Dabei war sie jahrelang mit einer offenen Grenze zur BRD und zu Westberlin konfrontiert, die durch die BRD und ihren Verbündeten in den USA/NATO im Kampf gegen den Sozialismus ständig für Provokationen missbraucht wurde, die nicht nur eine Gefahr für die DDR darstellten, sondern zugleich die gesamte europäische Nachkriegsordnung in Frage stellten.
Dazu gehörten massive, auf die Beseitigung der DDR gerichtete ökonomische Embargomaßnahmen (Stahl/Röhren) und politische und handelspolitische Störaktionen, massive Abwerbung von qualifizierten Arbeitskräften durch die BRD-Regierung. Hinzu kamen Anti-DDR-Kampagnen der westlichen Medien.
Westberlin wurde systematisch zu einem Zentrum der Diversion und Spionage gegen die DDR und die anderen Staaten des Warschauer Vertrages ausgebaut.

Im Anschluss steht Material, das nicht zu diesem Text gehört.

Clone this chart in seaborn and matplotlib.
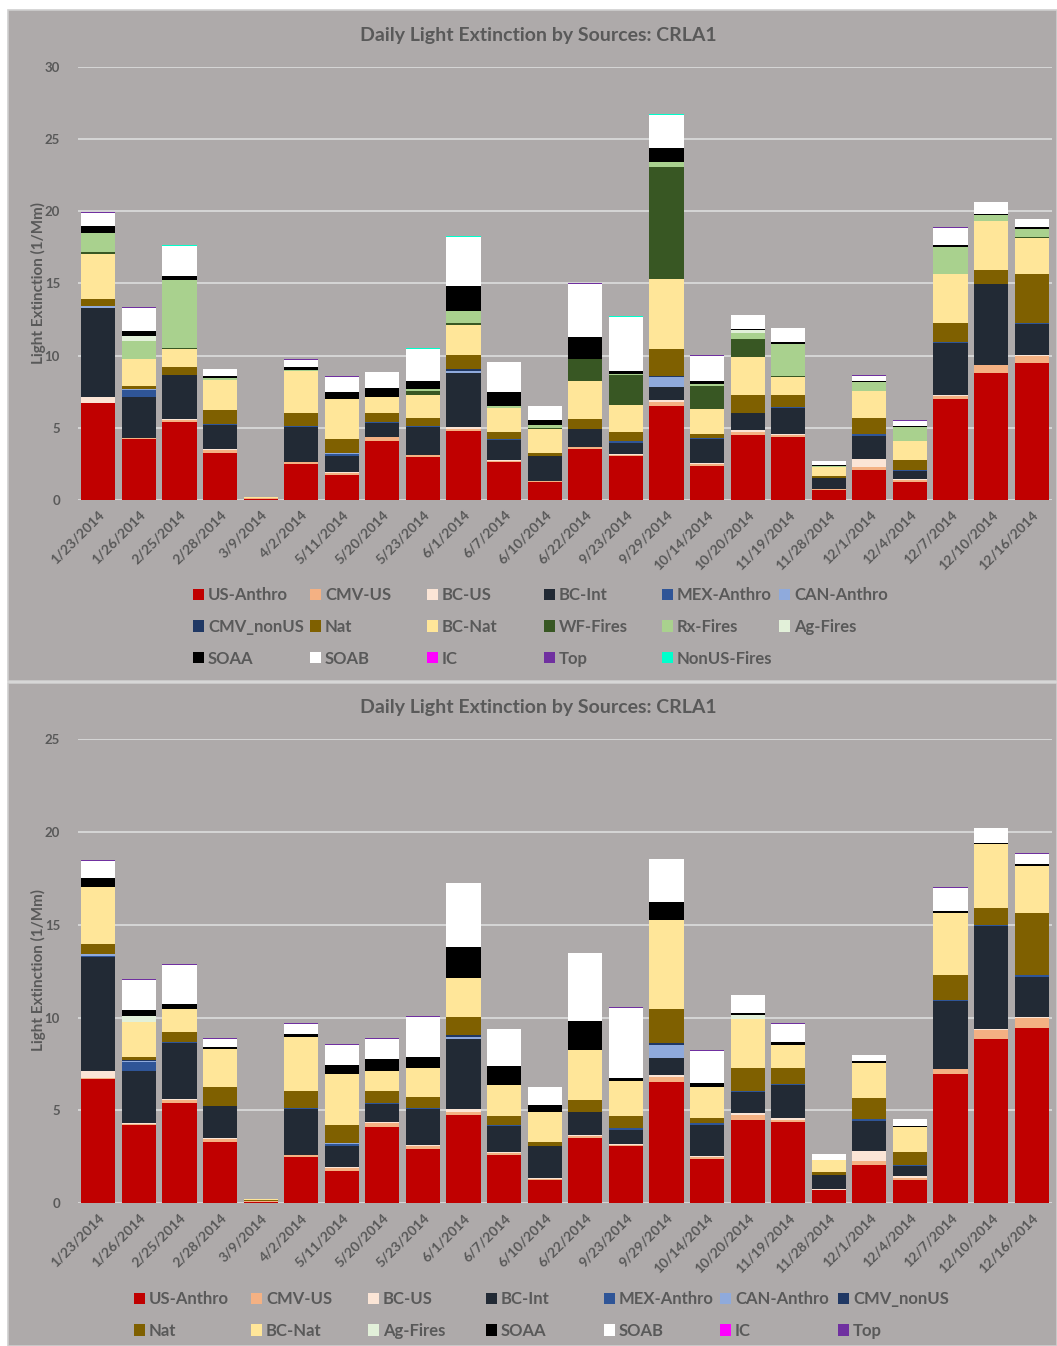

Es ging um Existenz und Selbstbehauptung der DDR, aber auch um die Stabilität der Entwicklungsbedingungen in den anderen sozialistischen Staaten, und nicht zuletzt um die europäische Ordnung. Es ging immer um die Frage von Krieg und Frieden!

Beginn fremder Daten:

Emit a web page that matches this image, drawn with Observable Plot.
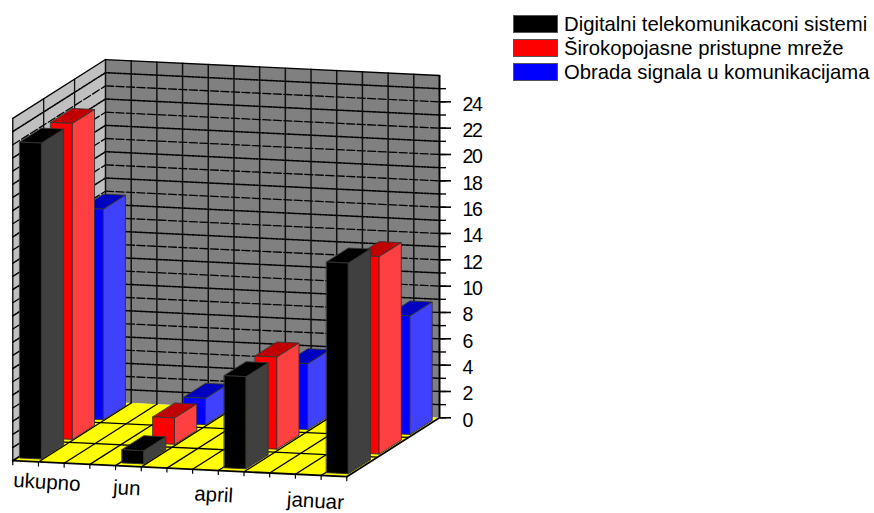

Diese und viele gleichartige Vorgänge werden durch die Politik, aber auch durch die Medien und in publizistischen und analytischen Arbeiten leider ausgeblendet oder verfälscht. Sie gehören aber dazu, wenn man eine gerechte Beurteilung der DDR und ihrer Politik vornehmen will. Besonders wichtig ist ihre Berücksichtigung durch die Anhänger der Friedensbewegungen in ihren Bemühungen um historische Wahrheit und Klarheit, um realistische Orientierung.